Professor Zwaenepoel emphasised that there is a growing need for technology that effectively deals with surges in traffic — a need that will only become more pronounced as the online world becomes the centre point for most commercial activity.
“As more people come online, large online servers are dealing with an increasing level of traffic and requests each day. Our method focuses on generating shorter response times for customer requests to ensure performance predictability and improve user experience,” said Professor Willy Zwaenepoel.
“This reliability requires complex infrastructure, however the issue is large online services need to create a predictable experience while dealing with large swathes less-predictable requests."

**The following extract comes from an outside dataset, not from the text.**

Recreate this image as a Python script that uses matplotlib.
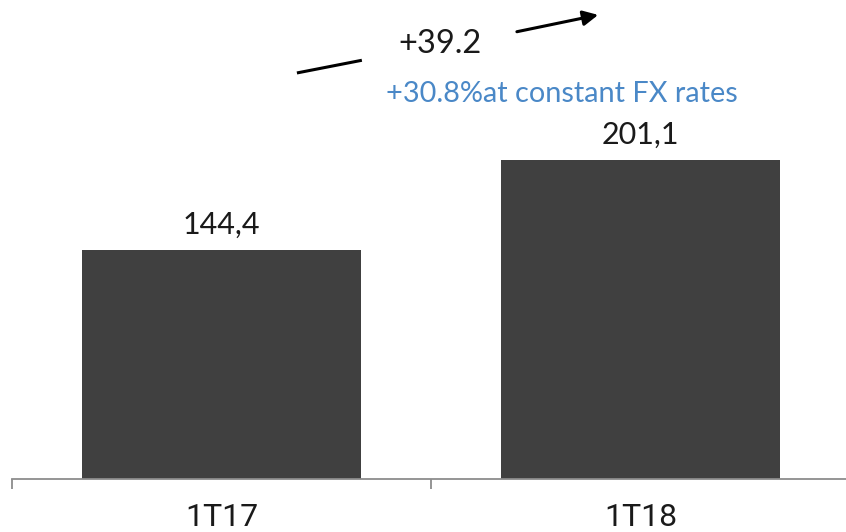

According to Oana, online systems such as Facebook, Google and iCloud are experiencing a period of rapid expansion. By providing lower latency and better predictability, she believes her research will improve the reliability of data transmission.
“Improvements might be in seconds or milliseconds, however, this all adds up. Improved latency contributes to greater productivity and a better user experience,” said Oana.
“We have designed a scheduler that ensures the computing resources are split productively between the customer requests and routine maintenance work. Our solution ensures that customer requests are never blocked by maintenance work,” she said.
Usenix ATC is one of the industry’s largest conferences, attended by researchers from across the globe.
“This was our very first appearance at Usenix so it’s remarkable that we have won the best paper award!” Professor Zwaenepoel concluded.
The research has been conducted in collaboration with Silicon Valley software company, Nutanix. The code used for the paper is open-source.